What the task requires
Output the material exactly, but drop every image it holds.

++++++++

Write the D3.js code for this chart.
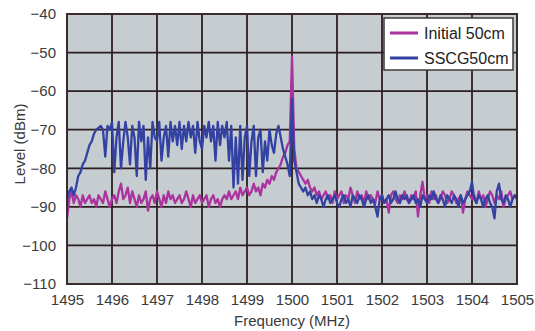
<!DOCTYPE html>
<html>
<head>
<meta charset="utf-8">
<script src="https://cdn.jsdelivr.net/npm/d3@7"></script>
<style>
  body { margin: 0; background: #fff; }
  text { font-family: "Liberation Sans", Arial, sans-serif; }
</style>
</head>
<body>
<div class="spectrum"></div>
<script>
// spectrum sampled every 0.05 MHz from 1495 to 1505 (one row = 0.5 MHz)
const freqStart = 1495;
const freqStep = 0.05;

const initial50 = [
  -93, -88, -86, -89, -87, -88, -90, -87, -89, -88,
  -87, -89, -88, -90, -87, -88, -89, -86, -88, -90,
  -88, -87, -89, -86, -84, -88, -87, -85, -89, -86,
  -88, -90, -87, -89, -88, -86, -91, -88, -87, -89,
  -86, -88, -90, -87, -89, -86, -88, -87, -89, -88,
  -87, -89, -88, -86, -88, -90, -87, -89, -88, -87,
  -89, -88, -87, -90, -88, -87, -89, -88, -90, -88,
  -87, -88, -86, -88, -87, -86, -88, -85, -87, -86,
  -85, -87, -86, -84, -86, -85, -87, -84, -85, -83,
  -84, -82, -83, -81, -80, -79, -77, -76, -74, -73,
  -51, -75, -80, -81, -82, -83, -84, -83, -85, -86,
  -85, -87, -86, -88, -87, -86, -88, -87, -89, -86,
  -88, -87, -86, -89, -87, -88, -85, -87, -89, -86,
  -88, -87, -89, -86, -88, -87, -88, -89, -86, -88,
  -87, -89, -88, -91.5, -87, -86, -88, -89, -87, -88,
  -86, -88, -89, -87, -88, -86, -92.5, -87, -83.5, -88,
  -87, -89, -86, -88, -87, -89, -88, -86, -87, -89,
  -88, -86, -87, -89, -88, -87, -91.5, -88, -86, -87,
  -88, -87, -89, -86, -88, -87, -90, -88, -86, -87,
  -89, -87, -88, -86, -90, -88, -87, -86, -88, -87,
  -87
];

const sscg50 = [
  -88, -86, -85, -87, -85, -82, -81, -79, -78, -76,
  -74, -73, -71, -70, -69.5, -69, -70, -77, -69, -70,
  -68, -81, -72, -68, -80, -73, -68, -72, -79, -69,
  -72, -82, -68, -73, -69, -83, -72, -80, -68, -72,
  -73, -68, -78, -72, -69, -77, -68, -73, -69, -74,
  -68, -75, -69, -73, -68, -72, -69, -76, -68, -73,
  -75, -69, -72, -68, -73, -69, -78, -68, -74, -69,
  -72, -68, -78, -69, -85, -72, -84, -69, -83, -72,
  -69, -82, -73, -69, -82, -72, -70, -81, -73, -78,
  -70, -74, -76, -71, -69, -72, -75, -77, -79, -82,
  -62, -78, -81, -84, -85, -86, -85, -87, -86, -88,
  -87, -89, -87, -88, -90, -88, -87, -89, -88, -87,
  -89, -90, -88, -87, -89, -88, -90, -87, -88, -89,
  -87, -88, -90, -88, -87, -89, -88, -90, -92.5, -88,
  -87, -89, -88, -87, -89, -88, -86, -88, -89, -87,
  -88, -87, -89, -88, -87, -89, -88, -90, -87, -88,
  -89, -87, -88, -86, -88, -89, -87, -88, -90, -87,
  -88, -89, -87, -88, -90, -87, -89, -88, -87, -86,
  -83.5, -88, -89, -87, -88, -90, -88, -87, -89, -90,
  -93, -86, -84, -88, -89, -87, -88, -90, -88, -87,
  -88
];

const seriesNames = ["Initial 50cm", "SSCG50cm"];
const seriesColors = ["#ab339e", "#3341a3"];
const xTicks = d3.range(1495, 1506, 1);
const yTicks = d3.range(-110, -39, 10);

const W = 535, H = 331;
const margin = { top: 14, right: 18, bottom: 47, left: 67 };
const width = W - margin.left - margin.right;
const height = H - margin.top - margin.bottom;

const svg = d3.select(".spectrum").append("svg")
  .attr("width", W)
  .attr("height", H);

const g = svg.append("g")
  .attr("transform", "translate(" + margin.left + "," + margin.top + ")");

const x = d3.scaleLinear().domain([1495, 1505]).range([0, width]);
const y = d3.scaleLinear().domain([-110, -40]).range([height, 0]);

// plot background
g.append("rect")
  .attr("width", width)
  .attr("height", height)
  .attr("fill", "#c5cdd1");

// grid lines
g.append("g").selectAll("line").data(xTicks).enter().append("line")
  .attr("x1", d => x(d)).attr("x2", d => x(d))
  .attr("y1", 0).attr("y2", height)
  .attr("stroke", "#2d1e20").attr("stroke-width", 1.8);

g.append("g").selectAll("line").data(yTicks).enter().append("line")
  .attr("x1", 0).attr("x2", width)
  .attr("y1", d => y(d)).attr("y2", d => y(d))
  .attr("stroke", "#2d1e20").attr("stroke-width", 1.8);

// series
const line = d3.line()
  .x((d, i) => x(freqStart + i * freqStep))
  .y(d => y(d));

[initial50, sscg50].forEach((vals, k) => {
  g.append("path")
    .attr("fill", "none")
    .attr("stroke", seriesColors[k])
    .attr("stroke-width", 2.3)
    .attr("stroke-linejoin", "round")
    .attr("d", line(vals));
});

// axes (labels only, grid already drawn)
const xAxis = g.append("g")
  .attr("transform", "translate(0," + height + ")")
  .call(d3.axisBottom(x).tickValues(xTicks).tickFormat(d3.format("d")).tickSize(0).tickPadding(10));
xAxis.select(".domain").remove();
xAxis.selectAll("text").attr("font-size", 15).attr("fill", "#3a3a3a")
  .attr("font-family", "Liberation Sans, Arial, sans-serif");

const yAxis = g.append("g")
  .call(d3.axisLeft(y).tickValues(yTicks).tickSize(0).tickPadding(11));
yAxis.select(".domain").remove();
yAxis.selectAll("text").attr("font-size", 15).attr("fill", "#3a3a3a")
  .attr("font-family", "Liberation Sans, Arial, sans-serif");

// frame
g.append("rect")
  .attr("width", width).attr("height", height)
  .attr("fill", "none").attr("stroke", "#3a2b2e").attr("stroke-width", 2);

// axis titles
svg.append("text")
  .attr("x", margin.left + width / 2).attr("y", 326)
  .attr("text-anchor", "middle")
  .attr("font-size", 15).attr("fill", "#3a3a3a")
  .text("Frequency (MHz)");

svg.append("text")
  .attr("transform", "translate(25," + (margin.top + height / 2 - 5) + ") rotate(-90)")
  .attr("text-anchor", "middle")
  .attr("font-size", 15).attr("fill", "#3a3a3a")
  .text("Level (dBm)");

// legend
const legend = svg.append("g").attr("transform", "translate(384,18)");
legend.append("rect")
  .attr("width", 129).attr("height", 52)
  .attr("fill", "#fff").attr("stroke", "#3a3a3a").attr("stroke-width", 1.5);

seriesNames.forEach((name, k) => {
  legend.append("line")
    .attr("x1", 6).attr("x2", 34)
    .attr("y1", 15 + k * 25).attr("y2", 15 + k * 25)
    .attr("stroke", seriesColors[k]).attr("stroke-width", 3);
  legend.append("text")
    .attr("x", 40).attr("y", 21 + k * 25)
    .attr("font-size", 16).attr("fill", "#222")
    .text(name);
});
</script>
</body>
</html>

++++++++

Complete output
Write the D3.js code for this chart.
<!DOCTYPE html>
<html>
<head>
<meta charset="utf-8">
<script src="https://cdn.jsdelivr.net/npm/d3@7"></script>
<style>
  body { margin: 0; background: #fff; }
  text { font-family: "Liberation Sans", Arial, sans-serif; }
</style>
</head>
<body>
<div class="spectrum"></div>
<script>
// spectrum sampled every 0.05 MHz from 1495 to 1505 (one row = 0.5 MHz)
const freqStart = 1495;
const freqStep = 0.05;

const initial50 = [
  -93, -88, -86, -89, -87, -88, -90, -87, -89, -88,
  -87, -89, -88, -90, -87, -88, -89, -86, -88, -90,
  -88, -87, -89, -86, -84, -88, -87, -85, -89, -86,
  -88, -90, -87, -89, -88, -86, -91, -88, -87, -89,
  -86, -88, -90, -87, -89, -86, -88, -87, -89, -88,
  -87, -89, -88, -86, -88, -90, -87, -89, -88, -87,
  -89, -88, -87, -90, -88, -87, -89, -88, -90, -88,
  -87, -88, -86, -88, -87, -86, -88, -85, -87, -86,
  -85, -87, -86, -84, -86, -85, -87, -84, -85, -83,
  -84, -82, -83, -81, -80, -79, -77, -76, -74, -73,
  -51, -75, -80, -81, -82, -83, -84, -83, -85, -86,
  -85, -87, -86, -88, -87, -86, -88, -87, -89, -86,
  -88, -87, -86, -89, -87, -88, -85, -87, -89, -86,
  -88, -87, -89, -86, -88, -87, -88, -89, -86, -88,
  -87, -89, -88, -91.5, -87, -86, -88, -89, -87, -88,
  -86, -88, -89, -87, -88, -86, -92.5, -87, -83.5, -88,
  -87, -89, -86, -88, -87, -89, -88, -86, -87, -89,
  -88, -86, -87, -89, -88, -87, -91.5, -88, -86, -87,
  -88, -87, -89, -86, -88, -87, -90, -88, -86, -87,
  -89, -87, -88, -86, -90, -88, -87, -86, -88, -87,
  -87
];

const sscg50 = [
  -88, -86, -85, -87, -85, -82, -81, -79, -78, -76,
  -74, -73, -71, -70, -69.5, -69, -70, -77, -69, -70,
  -68, -81, -72, -68, -80, -73, -68, -72, -79, -69,
  -72, -82, -68, -73, -69, -83, -72, -80, -68, -72,
  -73, -68, -78, -72, -69, -77, -68, -73, -69, -74,
  -68, -75, -69, -73, -68, -72, -69, -76, -68, -73,
  -75, -69, -72, -68, -73, -69, -78, -68, -74, -69,
  -72, -68, -78, -69, -85, -72, -84, -69, -83, -72,
  -69, -82, -73, -69, -82, -72, -70, -81, -73, -78,
  -70, -74, -76, -71, -69, -72, -75, -77, -79, -82,
  -62, -78, -81, -84, -85, -86, -85, -87, -86, -88,
  -87, -89, -87, -88, -90, -88, -87, -89, -88, -87,
  -89, -90, -88, -87, -89, -88, -90, -87, -88, -89,
  -87, -88, -90, -88, -87, -89, -88, -90, -92.5, -88,
  -87, -89, -88, -87, -89, -88, -86, -88, -89, -87,
  -88, -87, -89, -88, -87, -89, -88, -90, -87, -88,
  -89, -87, -88, -86, -88, -89, -87, -88, -90, -87,
  -88, -89, -87, -88, -90, -87, -89, -88, -87, -86,
  -83.5, -88, -89, -87, -88, -90, -88, -87, -89, -90,
  -93, -86, -84, -88, -89, -87, -88, -90, -88, -87,
  -88
];

const seriesNames = ["Initial 50cm", "SSCG50cm"];
const seriesColors = ["#ab339e", "#3341a3"];
const xTicks = d3.range(1495, 1506, 1);
const yTicks = d3.range(-110, -39, 10);

const W = 535, H = 331;
const margin = { top: 14, right: 18, bottom: 47, left: 67 };
const width = W - margin.left - margin.right;
const height = H - margin.top - margin.bottom;

const svg = d3.select(".spectrum").append("svg")
  .attr("width", W)
  .attr("height", H);

const g = svg.append("g")
  .attr("transform", "translate(" + margin.left + "," + margin.top + ")");

const x = d3.scaleLinear().domain([1495, 1505]).range([0, width]);
const y = d3.scaleLinear().domain([-110, -40]).range([height, 0]);

// plot background
g.append("rect")
  .attr("width", width)
  .attr("height", height)
  .attr("fill", "#c5cdd1");

// grid lines
g.append("g").selectAll("line").data(xTicks).enter().append("line")
  .attr("x1", d => x(d)).attr("x2", d => x(d))
  .attr("y1", 0).attr("y2", height)
  .attr("stroke", "#2d1e20").attr("stroke-width", 1.8);

g.append("g").selectAll("line").data(yTicks).enter().append("line")
  .attr("x1", 0).attr("x2", width)
  .attr("y1", d => y(d)).attr("y2", d => y(d))
  .attr("stroke", "#2d1e20").attr("stroke-width", 1.8);

// series
const line = d3.line()
  .x((d, i) => x(freqStart + i * freqStep))
  .y(d => y(d));

[initial50, sscg50].forEach((vals, k) => {
  g.append("path")
    .attr("fill", "none")
    .attr("stroke", seriesColors[k])
    .attr("stroke-width", 2.3)
    .attr("stroke-linejoin", "round")
    .attr("d", line(vals));
});

// axes (labels only, grid already drawn)
const xAxis = g.append("g")
  .attr("transform", "translate(0," + height + ")")
  .call(d3.axisBottom(x).tickValues(xTicks).tickFormat(d3.format("d")).tickSize(0).tickPadding(10));
xAxis.select(".domain").remove();
xAxis.selectAll("text").attr("font-size", 15).attr("fill", "#3a3a3a")
  .attr("font-family", "Liberation Sans, Arial, sans-serif");

const yAxis = g.append("g")
  .call(d3.axisLeft(y).tickValues(yTicks).tickSize(0).tickPadding(11));
yAxis.select(".domain").remove();
yAxis.selectAll("text").attr("font-size", 15).attr("fill", "#3a3a3a")
  .attr("font-family", "Liberation Sans, Arial, sans-serif");

// frame
g.append("rect")
  .attr("width", width).attr("height", height)
  .attr("fill", "none").attr("stroke", "#3a2b2e").attr("stroke-width", 2);

// axis titles
svg.append("text")
  .attr("x", margin.left + width / 2).attr("y", 326)
  .attr("text-anchor", "middle")
  .attr("font-size", 15).attr("fill", "#3a3a3a")
  .text("Frequency (MHz)");

svg.append("text")
  .attr("transform", "translate(25," + (margin.top + height / 2 - 5) + ") rotate(-90)")
  .attr("text-anchor", "middle")
  .attr("font-size", 15).attr("fill", "#3a3a3a")
  .text("Level (dBm)");

// legend
const legend = svg.append("g").attr("transform", "translate(384,18)");
legend.append("rect")
  .attr("width", 129).attr("height", 52)
  .attr("fill", "#fff").attr("stroke", "#3a3a3a").attr("stroke-width", 1.5);

seriesNames.forEach((name, k) => {
  legend.append("line")
    .attr("x1", 6).attr("x2", 34)
    .attr("y1", 15 + k * 25).attr("y2", 15 + k * 25)
    .attr("stroke", seriesColors[k]).attr("stroke-width", 3);
  legend.append("text")
    .attr("x", 40).attr("y", 21 + k * 25)
    .attr("font-size", 16).attr("fill", "#222")
    .text(name);
});
</script>
</body>
</html>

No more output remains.